I have a link for you if you have google translate or foxlingo, you can read 40 or 50 languages by just searching, anyway heres a link that says willows are a favorite food of moose. check it out, 

http://translate.google.com/transla...allery/main/moose/gallery_main_moose_food.htm


----------



## frankva

Cut it low to the ground. Roundup concentrate, full strength, on trunk or stem ends.


----------



## steff bugielski

drive copper nails into the trunk. It will die


----------



## ChristieAcres

That is a great natural tip, Steff! I also garden organically, so filing that one away.

Mooselover- Hope you get that taken care of as Willows destroy plumbing and water lines, as you know. Always wonder why they are planted so close to homes... If there is a place on your property, far from your home? You can take a twig off the Willow, stick it in in water, and when it roots, plant far from your home. It also works to plant the stick, but better to do during cool weather. Google propagating with willow water, and you might want a tree around. I recently bought a Golden Willow, planted it 1/2 an acre away from our home. I'll be planting some Curly Willows in the next few days (also far from our home).


----------



## frankva

steff bugielski said:


> drive copper nails into the trunk. It will die


Cool. Any idea how many it would take to toast a good sized tree? Say a 12" poplar.

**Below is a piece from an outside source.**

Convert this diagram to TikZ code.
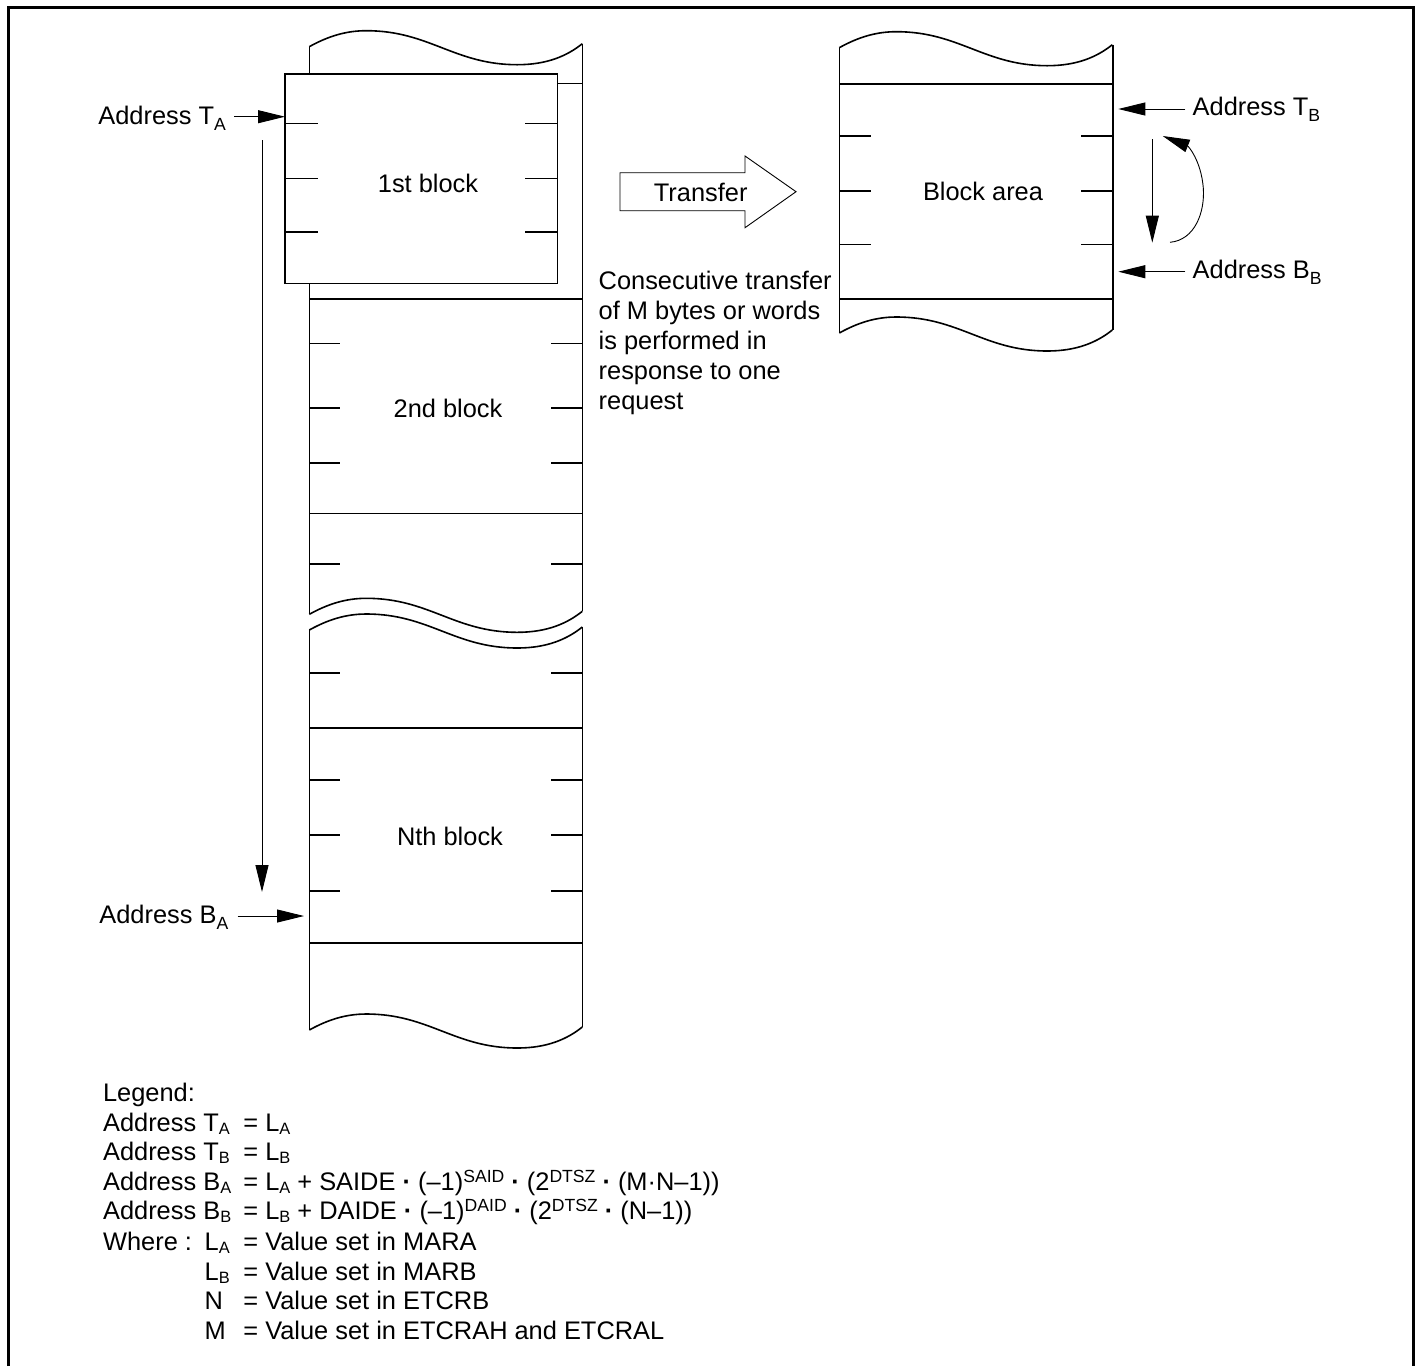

Got one near the power line that I would like to go away.


----------



## Ruby

We have onr that came up volentarly right behind our trailer. the willow "feathers" are blowing all over the place. DH just said he wish that wasn't there.


----------



## ronbre

i had a weeping willow that was huge, cut it to the ground and it died and didn't resprout..but i'm not sure about yours..it might be more vigorous species or your climate..i'm in Michigan


----------



## 57plymouth

Salt or gasoline. Either one will kill anything. I know the gasoline isn't very organic, but it sure is effective.


----------



## steff bugielski

frankva said:


> Cool. Any idea how many it would take to toast a good sized tree? Say a 12" poplar.
> 
> Got one near the power line that I would like to go away.

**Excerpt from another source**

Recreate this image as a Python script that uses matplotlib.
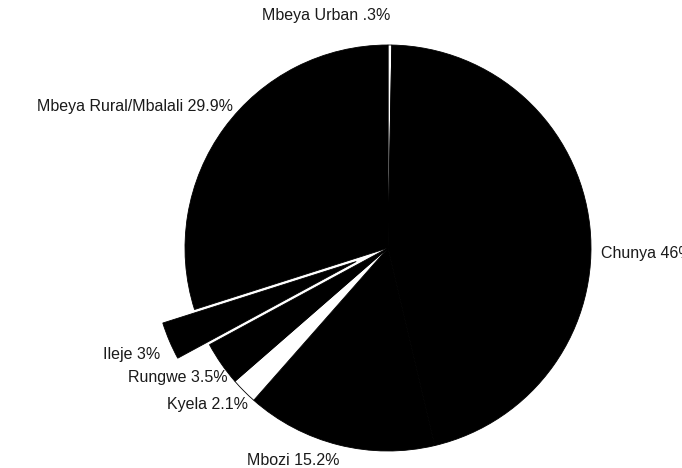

!/2 dozen or so should do the trick.


----------



## carasel

cut it down and pour salt on the stump. if you can drill holes in the stump. then fill with salt.
slower way is to keep putting salt around the the base of the tree. before you cut it down.


----------



## billfosburgh

copper nails for sure. you can also drill some holes in the trunk & put copper sulfate in them


----------



## whatrset

I like the salt idea, but I'd ring the tree with an axe to cut the fluid flow under the bark. It has worked well even on tallow trees! (And I rid a yard of an old yellow poplar that way too. Killed every sprout.


----------



## Danaus29

frankva, if the tree is in your power lines call the electric company and ask if they will cut it for you. Here it is illegal for the homeowner or anyone except an electric company contractor to remove or even prune a tree that is in or close to the power lines. We had 2 removed for free last summer.


----------



## frankva

They wouldn't drop it. Not an issue yet. Too much lean for me to to get after.

Probably will just let it be.


----------



## Mooselover

Ray said:


> I have a link for you if you have google translate or foxlingo, you can read 40 or 50 languages by just searching, anyway heres a link that says willows are a favorite food of moose. check it out,
> 
> http://translate.google.com/transla...allery/main/moose/gallery_main_moose_food.htm


thanks Ray...but so sorry for the confusion. my baby moose is a dog and that's his nickname. 

although, i am very fond over the other moose's


----------